Though similar to Albom’s previous works in its inspirational tone, particularly in dealing with themes of faith and doubt when unexplainable events occur in the modern world, The Stranger in the Lifeboat is more emotionally raw and gripping, blurring the line between the earthly and mystical as it leads readers from one turn to the next in the journey, a mystery shifting between land and sea. It is comparable to William Paul Young’s The Shack in its treatment of Christ’s humanity, turning tables by fleshing out the Lord in fresh ways that impart an intimate, multifaceted portrait of God’s love for His children.
Albom sketches out the events of Jesus’ life, perhaps most faithfully by crystallizing the element of surprise, the impossible that can happen through choosing belief instead of being haunted by the past.

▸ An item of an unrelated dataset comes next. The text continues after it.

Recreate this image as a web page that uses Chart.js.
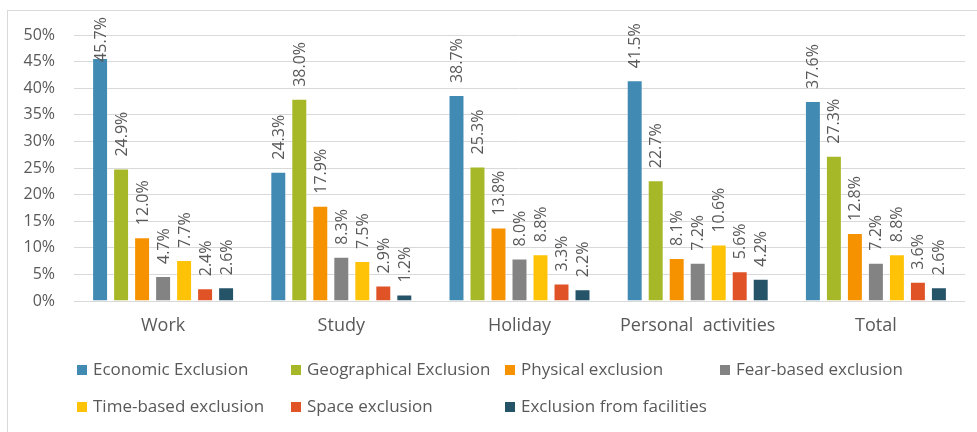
<!DOCTYPE html>
<html>
<head>
<meta charset="utf-8">
<script src="https://cdn.jsdelivr.net/npm/chart.js@4.4.1/dist/chart.umd.min.js"></script>
<style>
    html, body { margin: 0; padding: 0; background: #fff; }
    #wrap { position: relative; width: 977px; height: 432px; overflow: hidden; }
    #frame { position: absolute; left: 7px; top: 10px; width: 1000px; height: 500px; border: 1px solid #d9d9d9; box-sizing: border-box; }
    #chart { position: absolute; left: 0; top: 0; }
</style>
</head>
<body>
<div id="wrap">
    <div id="frame"></div>
    <canvas id="chart" width="977" height="432"></canvas>
</div>
<script>
// Exclusion types by purpose of trip (share of respondents, %)
var categories = ['Work', 'Study', 'Holiday', 'Personal  activities', 'Total'];
var seriesNames = ['Economic Exclusion', 'Geographical Exclusion', 'Physical exclusion', 'Fear-based exclusion',
    'Time-based exclusion', 'Space exclusion', 'Exclusion from facilities'];
var seriesColors = ['#418ab3', '#a6b727', '#f69200', '#838383', '#fec306', '#df5327', '#255368'];

var economic      = [45.7, 24.3, 38.7, 41.5, 37.6];
var geographical  = [24.9, 38.0, 25.3, 22.7, 27.3];
var physical      = [12.0, 17.9, 13.8, 8.1, 12.8];
var fearBased     = [4.7, 8.3, 8.0, 7.2, 7.2];
var timeBased     = [7.7, 7.5, 8.8, 10.6, 8.8];
var space         = [2.4, 2.9, 3.3, 5.6, 3.6];
var facilities    = [2.6, 1.2, 2.2, 4.2, 2.6];

var yTicks = [0, 5, 10, 15, 20, 25, 30, 35, 40, 45, 50];

var allSeries = [economic, geographical, physical, fearBased, timeBased, space, facilities];
var FONT = '"Open Sans", sans-serif';
var TEXT = '#595959';

var datasets = [];
for (var i = 0; i < allSeries.length; i++) {
    datasets.push({
        label: seriesNames[i],
        data: allSeries[i],
        backgroundColor: seriesColors[i],
        borderColor: 'rgba(255,255,255,0.35)',
        borderWidth: 1,
        barPercentage: 0.76,
        categoryPercentage: 0.825
    });
}

// vertical value labels above each bar, kept inside the top of the chart
var barLabels = {
    id: 'barLabels',
    afterDatasetsDraw: function (chart) {
        var ctx = chart.ctx;
        ctx.save();
        ctx.font = '16px ' + FONT;
        ctx.fillStyle = TEXT;
        ctx.textAlign = 'left';
        ctx.textBaseline = 'middle';
        chart.data.datasets.forEach(function (ds, di) {
            var meta = chart.getDatasetMeta(di);
            meta.data.forEach(function (bar, j) {
                var txt = ds.data[j].toFixed(1) + '%';
                var w = ctx.measureText(txt).width;
                var start = bar.y - 12;
                if (start - w < 17) start = 17 + w;
                ctx.save();
                ctx.translate(bar.x + 1, start);
                ctx.rotate(-Math.PI / 2);
                ctx.fillText(txt, 0, 0);
                ctx.restore();
            });
        });
        ctx.restore();
    }
};

// legend laid out as a fixed grid of four columns
var gridLegend = {
    id: 'gridLegend',
    afterDraw: function (chart) {
        var ctx = chart.ctx;
        var colX = [77, 291, 505, 720];
        var rowY = [370, 407];
        ctx.save();
        ctx.font = '17px ' + FONT;
        ctx.textAlign = 'left';
        ctx.textBaseline = 'middle';
        for (var k = 0; k < seriesNames.length; k++) {
            var x = colX[k % 4];
            var y = rowY[Math.floor(k / 4)];
            ctx.fillStyle = seriesColors[k];
            ctx.fillRect(x, y - 5, 10, 10);
            ctx.fillStyle = TEXT;
            ctx.fillText(seriesNames[k], x + 16, y);
        }
        ctx.restore();
    }
};

var chart = new Chart(document.getElementById('chart'), {
    type: 'bar',
    data: { labels: categories, datasets: datasets },
    options: {
        responsive: false,
        animation: false,
        layout: { padding: { top: 35, right: 12, left: 0, bottom: 0 } },
        plugins: { legend: { display: false }, tooltip: { enabled: false } },
        scales: {
            x: {
                grid: { display: false, drawTicks: false },
                border: { display: false },
                ticks: { color: TEXT, font: { family: FONT, size: 18 }, padding: 14 },
                afterFit: function (s) { s.height = 131; }
            },
            y: {
                min: 0,
                max: 50,
                afterBuildTicks: function (s) {
                    s.ticks = yTicks.map(function (v) { return { value: v }; });
                },
                grid: { color: '#d9d9d9', lineWidth: 1, drawTicks: false },
                border: { display: false },
                ticks: {
                    color: TEXT,
                    font: { family: FONT, size: 16 },
                    padding: 19,
                    callback: function (v) { return v + '%'; }
                },
                afterFit: function (s) { s.width = 74; }
            }
        }
    },
    plugins: [barLabels, gridLegend]
});
</script>
</body>
</html>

The author’s characterization of the crewmembers is notable in capturing the internal complexity of humanity, examining how the moral compass of each person can lead them astray, or chart their course towards the light, following the Star whose place in the heavens is unchanging.
Through the characters’ interwoven stories, Albom tackles strikingly relevant questions: What does it mean to live versus to survive? What do we salvage from the debris of the present when the future is bleakly indiscernible? And how do we respond when God appears silent, the answers to our prayers not coming as we had anticipated?
There are important lessons offered here, pearls of wisdom gradually gleaned. Albom reminds that “being quiet and being invisible are not the same thing” (170). As the characters themselves underscore, nothing is what it seems. When seeing through eyes of faith, a whole new vision of God emerges. Readjusting the lens to see what God gives as a gift in every moment, we can see God in all that is around us. He’s neither invisible, nor a stranger.
Written like a parable with nautical imagery and symbolism, where the setting itself becomes a character, The Stranger in the Lifeboat addresses universal human suffering as vast and far-reaching as the sea, while further exhibiting how the transcendent breadth of God’s love can heal such pain.
Each character reacts differently to their circumstances, and to how God works in them. They come to see that they are interlinked, anchored by faith. Finding common identity in Christ, they are literally and figuratively in the same boat, moving forward by sharing light with each other. Over the horizon, past despair’s depths, another sunrise awaits, the miracle of redemption. In illuminating this overarching love of God that carries us, The Stranger in the Lifeboat provides much-needed hope to keep us afloat.